■ **WHAT TO PRODUCE**: Reproduce, character for character, the lines below from the first through the one with "var grids = [], xAxes". Leave pictures out.

[Plotting code records]
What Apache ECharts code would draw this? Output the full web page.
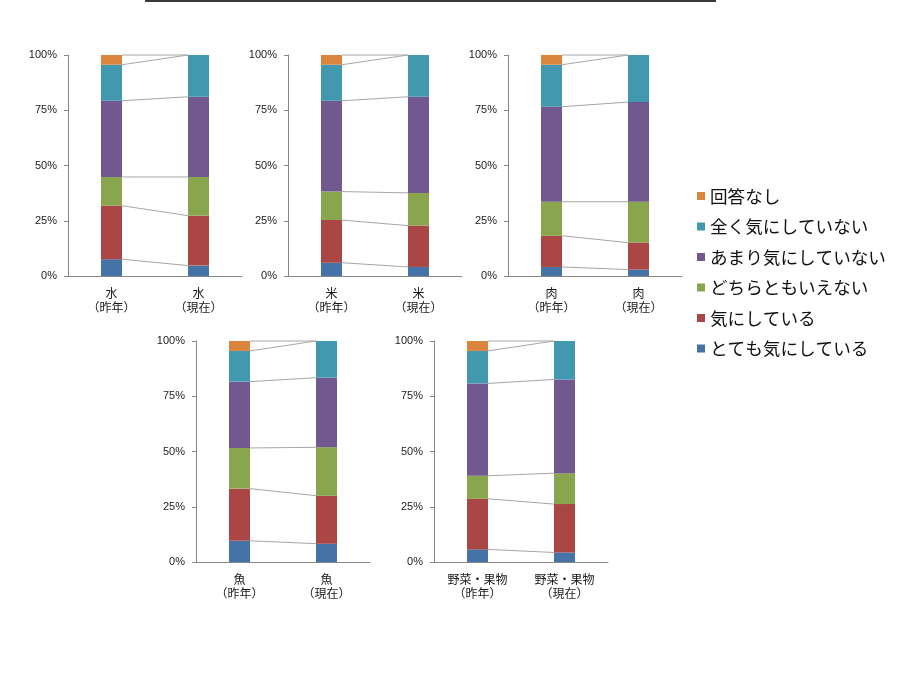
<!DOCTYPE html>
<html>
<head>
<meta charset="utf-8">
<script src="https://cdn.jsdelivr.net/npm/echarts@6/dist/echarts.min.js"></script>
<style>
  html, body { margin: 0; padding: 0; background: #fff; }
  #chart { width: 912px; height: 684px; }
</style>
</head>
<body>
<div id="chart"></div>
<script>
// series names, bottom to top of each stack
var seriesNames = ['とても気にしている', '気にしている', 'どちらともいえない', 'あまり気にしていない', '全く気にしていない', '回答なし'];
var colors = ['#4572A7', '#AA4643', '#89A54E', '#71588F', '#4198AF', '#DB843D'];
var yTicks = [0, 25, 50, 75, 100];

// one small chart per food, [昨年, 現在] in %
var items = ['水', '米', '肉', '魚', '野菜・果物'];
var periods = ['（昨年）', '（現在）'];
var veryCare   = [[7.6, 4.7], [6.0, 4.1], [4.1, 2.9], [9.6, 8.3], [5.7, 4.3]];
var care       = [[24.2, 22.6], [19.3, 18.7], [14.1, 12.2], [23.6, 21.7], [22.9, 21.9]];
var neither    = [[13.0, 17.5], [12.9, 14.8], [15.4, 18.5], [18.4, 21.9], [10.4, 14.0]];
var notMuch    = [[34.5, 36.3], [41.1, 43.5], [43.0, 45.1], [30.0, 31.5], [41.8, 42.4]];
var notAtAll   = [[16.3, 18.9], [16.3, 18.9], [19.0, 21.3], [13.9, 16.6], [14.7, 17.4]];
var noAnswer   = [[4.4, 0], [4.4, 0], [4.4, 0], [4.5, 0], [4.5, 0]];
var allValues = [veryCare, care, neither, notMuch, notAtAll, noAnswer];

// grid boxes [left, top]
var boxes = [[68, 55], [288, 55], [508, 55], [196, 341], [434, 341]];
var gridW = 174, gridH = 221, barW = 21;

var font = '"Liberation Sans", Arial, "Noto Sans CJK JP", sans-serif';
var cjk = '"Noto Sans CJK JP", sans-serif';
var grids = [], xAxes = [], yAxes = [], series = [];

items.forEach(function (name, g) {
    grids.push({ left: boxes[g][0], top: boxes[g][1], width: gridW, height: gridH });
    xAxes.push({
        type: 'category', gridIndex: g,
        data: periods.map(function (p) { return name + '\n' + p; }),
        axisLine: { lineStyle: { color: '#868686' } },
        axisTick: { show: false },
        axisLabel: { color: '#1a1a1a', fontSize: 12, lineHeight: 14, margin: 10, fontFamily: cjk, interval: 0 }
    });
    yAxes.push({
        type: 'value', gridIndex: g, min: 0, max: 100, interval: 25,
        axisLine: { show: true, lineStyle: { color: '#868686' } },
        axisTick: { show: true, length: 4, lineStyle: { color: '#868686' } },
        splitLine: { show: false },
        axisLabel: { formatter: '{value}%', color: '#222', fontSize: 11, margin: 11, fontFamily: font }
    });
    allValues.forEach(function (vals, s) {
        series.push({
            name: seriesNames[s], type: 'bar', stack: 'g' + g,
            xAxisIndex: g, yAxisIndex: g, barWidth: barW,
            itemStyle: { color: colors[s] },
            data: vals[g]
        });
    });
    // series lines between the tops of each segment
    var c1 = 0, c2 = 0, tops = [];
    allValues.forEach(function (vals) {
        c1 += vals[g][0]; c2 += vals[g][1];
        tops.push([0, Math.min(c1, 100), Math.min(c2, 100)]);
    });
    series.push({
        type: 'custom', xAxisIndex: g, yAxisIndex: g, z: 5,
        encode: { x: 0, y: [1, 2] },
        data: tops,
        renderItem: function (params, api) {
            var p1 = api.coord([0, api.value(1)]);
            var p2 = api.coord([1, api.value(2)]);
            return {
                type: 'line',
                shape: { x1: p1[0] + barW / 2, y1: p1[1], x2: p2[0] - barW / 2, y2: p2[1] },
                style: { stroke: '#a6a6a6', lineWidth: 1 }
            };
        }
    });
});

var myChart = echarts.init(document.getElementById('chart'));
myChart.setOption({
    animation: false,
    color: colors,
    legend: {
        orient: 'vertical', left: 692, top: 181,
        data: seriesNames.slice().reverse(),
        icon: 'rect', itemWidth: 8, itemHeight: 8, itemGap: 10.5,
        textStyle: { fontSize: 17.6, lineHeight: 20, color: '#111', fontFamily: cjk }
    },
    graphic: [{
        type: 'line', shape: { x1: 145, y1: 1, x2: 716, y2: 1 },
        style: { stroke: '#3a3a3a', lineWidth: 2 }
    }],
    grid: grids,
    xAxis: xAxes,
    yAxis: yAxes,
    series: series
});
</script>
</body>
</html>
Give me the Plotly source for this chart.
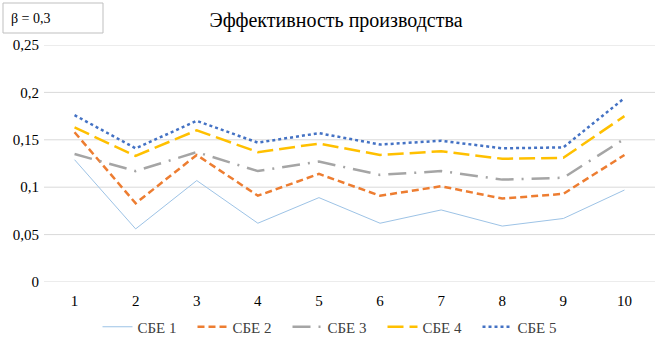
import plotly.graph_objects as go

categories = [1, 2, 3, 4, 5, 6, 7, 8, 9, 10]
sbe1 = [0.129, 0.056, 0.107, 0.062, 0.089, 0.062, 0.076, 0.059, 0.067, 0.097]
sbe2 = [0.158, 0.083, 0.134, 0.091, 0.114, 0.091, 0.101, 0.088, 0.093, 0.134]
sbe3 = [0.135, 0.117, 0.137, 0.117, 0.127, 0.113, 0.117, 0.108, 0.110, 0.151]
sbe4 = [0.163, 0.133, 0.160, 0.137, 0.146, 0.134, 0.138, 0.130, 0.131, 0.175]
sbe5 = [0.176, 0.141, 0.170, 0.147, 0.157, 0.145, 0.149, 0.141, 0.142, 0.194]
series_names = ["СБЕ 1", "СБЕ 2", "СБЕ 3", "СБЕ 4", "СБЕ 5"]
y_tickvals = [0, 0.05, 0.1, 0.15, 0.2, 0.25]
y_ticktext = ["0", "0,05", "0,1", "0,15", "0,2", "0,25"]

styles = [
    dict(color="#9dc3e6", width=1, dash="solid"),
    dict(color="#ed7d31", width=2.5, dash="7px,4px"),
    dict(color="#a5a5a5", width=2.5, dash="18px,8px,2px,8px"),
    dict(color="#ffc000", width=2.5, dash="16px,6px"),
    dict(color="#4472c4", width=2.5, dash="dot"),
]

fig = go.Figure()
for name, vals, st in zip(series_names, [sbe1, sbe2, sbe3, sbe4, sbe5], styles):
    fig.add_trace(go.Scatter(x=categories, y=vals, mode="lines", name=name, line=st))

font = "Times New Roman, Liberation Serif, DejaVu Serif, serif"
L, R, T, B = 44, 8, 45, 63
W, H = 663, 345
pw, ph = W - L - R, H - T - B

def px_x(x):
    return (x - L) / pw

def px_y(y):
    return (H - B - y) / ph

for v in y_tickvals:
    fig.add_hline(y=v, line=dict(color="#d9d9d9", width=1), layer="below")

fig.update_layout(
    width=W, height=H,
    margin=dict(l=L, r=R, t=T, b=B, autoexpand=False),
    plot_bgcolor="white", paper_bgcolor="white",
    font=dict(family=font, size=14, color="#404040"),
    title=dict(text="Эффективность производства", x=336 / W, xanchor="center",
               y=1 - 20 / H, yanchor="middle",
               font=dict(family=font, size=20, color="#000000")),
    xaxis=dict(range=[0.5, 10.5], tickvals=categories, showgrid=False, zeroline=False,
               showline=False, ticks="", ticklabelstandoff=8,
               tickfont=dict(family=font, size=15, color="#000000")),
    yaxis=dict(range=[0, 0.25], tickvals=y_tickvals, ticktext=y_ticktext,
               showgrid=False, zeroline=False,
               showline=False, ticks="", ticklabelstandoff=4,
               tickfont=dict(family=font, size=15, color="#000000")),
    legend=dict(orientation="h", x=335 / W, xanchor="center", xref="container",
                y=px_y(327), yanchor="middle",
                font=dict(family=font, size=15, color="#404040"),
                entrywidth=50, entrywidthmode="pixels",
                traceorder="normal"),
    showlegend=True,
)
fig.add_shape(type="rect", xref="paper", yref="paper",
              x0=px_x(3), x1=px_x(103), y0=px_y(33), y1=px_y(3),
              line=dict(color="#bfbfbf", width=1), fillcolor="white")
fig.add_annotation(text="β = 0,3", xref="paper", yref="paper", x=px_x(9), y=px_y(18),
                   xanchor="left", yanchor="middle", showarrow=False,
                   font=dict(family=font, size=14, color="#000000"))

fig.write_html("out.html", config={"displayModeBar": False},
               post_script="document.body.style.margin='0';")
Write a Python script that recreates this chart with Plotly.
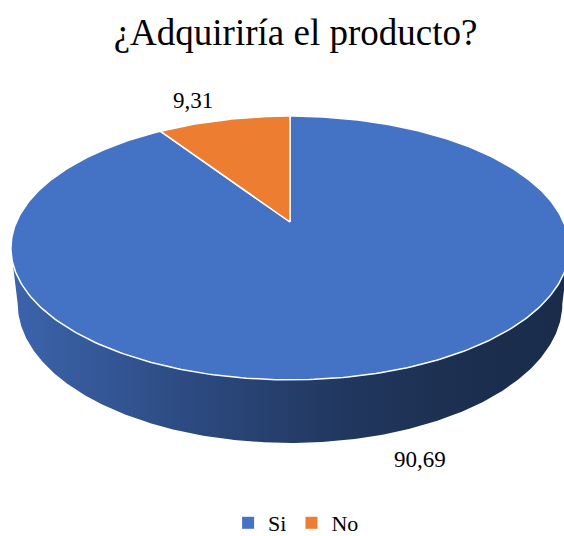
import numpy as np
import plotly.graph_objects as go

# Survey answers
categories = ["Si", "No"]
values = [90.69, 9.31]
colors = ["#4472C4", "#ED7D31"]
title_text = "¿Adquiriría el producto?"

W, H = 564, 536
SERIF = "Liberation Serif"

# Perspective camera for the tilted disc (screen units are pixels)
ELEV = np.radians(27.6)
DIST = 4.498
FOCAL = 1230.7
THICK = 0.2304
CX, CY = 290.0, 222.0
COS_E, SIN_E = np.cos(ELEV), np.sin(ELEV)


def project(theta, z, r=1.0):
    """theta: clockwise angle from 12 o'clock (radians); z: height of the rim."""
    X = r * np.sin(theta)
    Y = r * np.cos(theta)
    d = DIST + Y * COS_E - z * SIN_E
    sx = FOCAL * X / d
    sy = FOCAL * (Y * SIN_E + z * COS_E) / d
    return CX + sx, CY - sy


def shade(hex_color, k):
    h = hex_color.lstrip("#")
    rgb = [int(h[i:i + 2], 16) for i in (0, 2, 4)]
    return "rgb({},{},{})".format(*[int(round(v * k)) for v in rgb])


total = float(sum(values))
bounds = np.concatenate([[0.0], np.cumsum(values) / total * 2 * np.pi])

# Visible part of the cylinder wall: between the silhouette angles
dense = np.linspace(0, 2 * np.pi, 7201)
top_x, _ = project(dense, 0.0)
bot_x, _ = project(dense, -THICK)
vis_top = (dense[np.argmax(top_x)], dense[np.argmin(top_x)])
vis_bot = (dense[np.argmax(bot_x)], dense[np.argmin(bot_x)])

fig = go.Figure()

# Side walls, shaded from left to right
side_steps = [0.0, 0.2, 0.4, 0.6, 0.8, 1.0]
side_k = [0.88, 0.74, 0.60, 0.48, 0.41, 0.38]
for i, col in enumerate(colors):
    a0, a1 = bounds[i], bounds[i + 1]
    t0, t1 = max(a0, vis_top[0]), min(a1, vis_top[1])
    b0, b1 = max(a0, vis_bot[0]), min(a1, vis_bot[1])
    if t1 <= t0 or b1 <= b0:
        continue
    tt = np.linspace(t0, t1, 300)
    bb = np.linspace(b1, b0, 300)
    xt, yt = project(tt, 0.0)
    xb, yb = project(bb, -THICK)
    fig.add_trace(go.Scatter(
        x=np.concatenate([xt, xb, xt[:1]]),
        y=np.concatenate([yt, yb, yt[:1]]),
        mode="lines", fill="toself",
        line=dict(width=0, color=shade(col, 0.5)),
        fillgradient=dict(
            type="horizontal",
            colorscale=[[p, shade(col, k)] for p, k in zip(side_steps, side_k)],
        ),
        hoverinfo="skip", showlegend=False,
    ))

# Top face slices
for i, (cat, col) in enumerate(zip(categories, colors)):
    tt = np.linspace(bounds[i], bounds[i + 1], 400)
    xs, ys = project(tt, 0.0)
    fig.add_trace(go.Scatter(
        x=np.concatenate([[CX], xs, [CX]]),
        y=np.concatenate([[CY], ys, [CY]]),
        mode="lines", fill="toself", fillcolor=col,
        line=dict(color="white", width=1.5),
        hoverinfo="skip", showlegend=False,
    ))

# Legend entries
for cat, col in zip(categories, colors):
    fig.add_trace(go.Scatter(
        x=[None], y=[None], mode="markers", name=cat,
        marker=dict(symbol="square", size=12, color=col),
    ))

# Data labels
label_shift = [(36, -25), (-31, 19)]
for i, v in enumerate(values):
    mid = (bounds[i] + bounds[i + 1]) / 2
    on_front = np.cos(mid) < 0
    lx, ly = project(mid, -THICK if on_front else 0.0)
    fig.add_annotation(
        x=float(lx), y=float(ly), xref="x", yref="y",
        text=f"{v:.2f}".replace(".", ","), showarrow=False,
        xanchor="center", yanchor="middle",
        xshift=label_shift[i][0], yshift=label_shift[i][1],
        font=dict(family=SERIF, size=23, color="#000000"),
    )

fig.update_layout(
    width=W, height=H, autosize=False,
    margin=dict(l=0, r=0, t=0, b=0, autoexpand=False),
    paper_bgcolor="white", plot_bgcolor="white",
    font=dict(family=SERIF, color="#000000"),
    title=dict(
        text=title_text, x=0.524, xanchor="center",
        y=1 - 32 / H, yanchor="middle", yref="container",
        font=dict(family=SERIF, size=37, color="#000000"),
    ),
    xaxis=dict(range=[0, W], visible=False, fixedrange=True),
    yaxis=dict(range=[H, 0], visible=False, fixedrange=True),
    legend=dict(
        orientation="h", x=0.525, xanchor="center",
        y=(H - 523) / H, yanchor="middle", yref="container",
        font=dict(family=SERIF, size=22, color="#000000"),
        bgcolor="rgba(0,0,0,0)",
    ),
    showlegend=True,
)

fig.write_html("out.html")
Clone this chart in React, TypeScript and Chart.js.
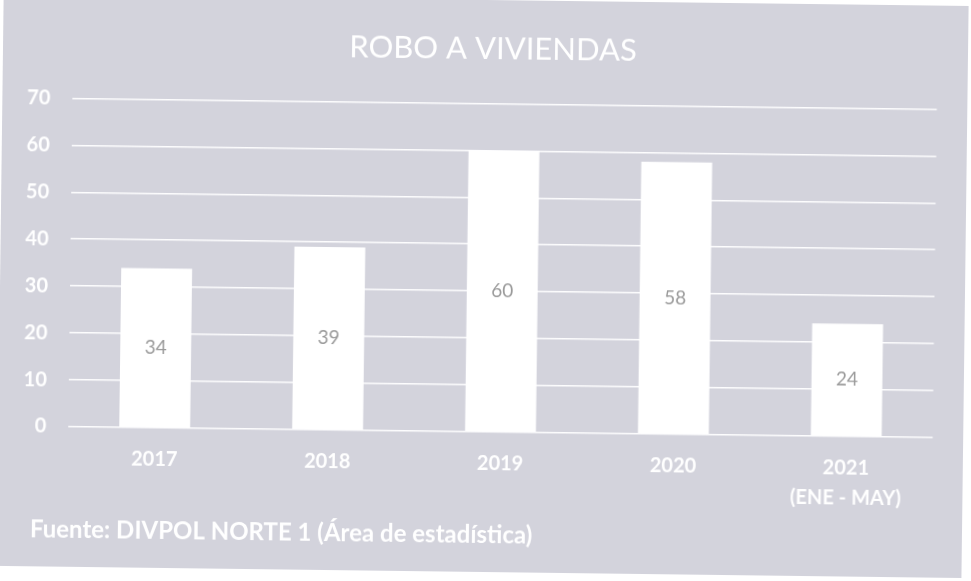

■ **OUTPUT FOR THIS TASK**:
What Apache ECharts code would draw this? Output the full web page.
<!DOCTYPE html>
<html>
<head>
<meta charset="utf-8">
<script src="https://cdn.jsdelivr.net/npm/echarts@6/dist/echarts.min.js"></script>
<style>
  html, body { margin: 0; padding: 0; background: #fff; }
  #chart { width: 912px; height: 684px; }
</style>
</head>
<body>
<div id="chart"></div>
<script>
// series names, bottom to top of each stack
var seriesNames = ['とても気にしている', '気にしている', 'どちらともいえない', 'あまり気にしていない', '全く気にしていない', '回答なし'];
var colors = ['#4572A7', '#AA4643', '#89A54E', '#71588F', '#4198AF', '#DB843D'];
var yTicks = [0, 25, 50, 75, 100];

// one small chart per food, [昨年, 現在] in %
var items = ['水', '米', '肉', '魚', '野菜・果物'];
var periods = ['（昨年）', '（現在）'];
var veryCare   = [[7.6, 4.7], [6.0, 4.1], [4.1, 2.9], [9.6, 8.3], [5.7, 4.3]];
var care       = [[24.2, 22.6], [19.3, 18.7], [14.1, 12.2], [23.6, 21.7], [22.9, 21.9]];
var neither    = [[13.0, 17.5], [12.9, 14.8], [15.4, 18.5], [18.4, 21.9], [10.4, 14.0]];
var notMuch    = [[34.5, 36.3], [41.1, 43.5], [43.0, 45.1], [30.0, 31.5], [41.8, 42.4]];
var notAtAll   = [[16.3, 18.9], [16.3, 18.9], [19.0, 21.3], [13.9, 16.6], [14.7, 17.4]];
var noAnswer   = [[4.4, 0], [4.4, 0], [4.4, 0], [4.5, 0], [4.5, 0]];
var allValues = [veryCare, care, neither, notMuch, notAtAll, noAnswer];

// grid boxes [left, top]
var boxes = [[68, 55], [288, 55], [508, 55], [196, 341], [434, 341]];
var gridW = 174, gridH = 221, barW = 21;

var font = '"Liberation Sans", Arial, "Noto Sans CJK JP", sans-serif';
var cjk = '"Noto Sans CJK JP", sans-serif';
var grids = [], xAxes = [], yAxes = [], series = [];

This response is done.